Danke, Herr Abgeordneter Schröder. Es gibt zwei Fragen. Möchten Sie sie beantworten? - Es sieht so aus. Zunächst Frau Dr. Klein.

Danke, Herr Präsident. - Herr Schröder, Sie haben mich soeben verunsichert. Sie verwiesen auf die Änderung bei Kapitel 03 63, dass 5 Millionen € für die Willkommenskultur bereitgestellt würden. Wir haben erläutert bekommen, dass das die Mittel für die ZASt in Halberstadt sind. Das ist auch nicht so viel. Das ist, wenn überhaupt, 1 Million €. Habe ich das jetzt falsch verstanden?

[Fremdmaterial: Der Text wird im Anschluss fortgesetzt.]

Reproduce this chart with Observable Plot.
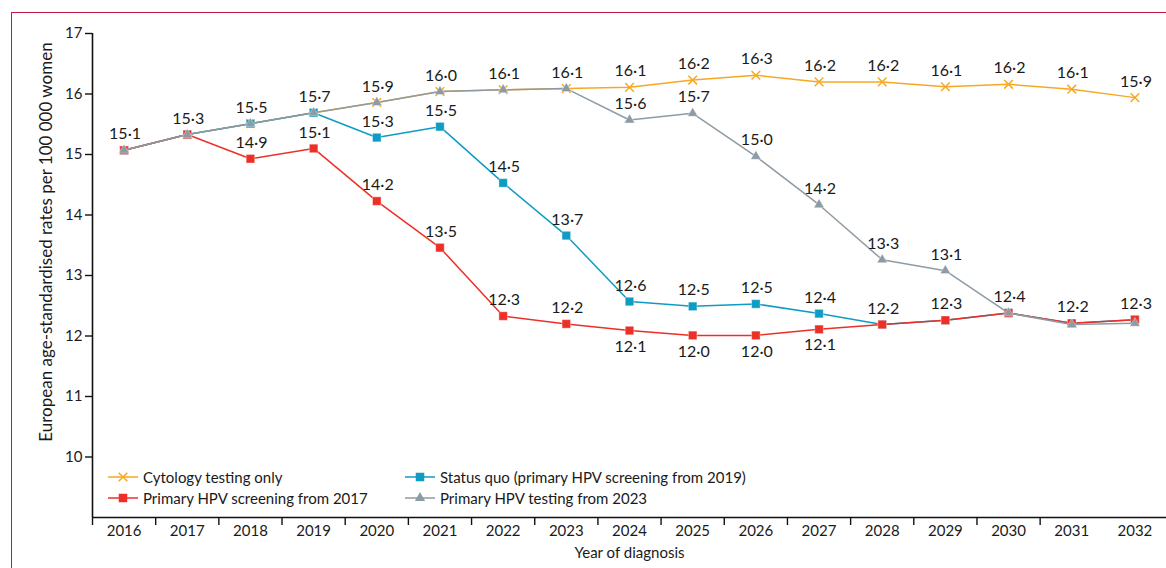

Ich habe in Erwiderung auf die Zahl, die Frau Quade genannt hat - dabei ging es um die Asylbewerberleistungen; ich glaube, sie sprach von 4,6 Millionen € -, darauf hingewiesen, dass es zum

einen die Aufstockung des Ausgleichsstocks um 4,7 Millionen € und zum anderen eine Erhöhung des Ansatzes im Einzelplan 03 - Ministerium für Inneres und Sport - um 500 000 € stattgefunden hat. Diese Mittel stehen für den gleichen Zweck zur Verfügung. Dann summiert sich die Korrektur, die wir gestern gemeinsam im Parlament beschlossen haben, auf etwas über 5 Millionen €. Das wollte ich nur richtigstellen.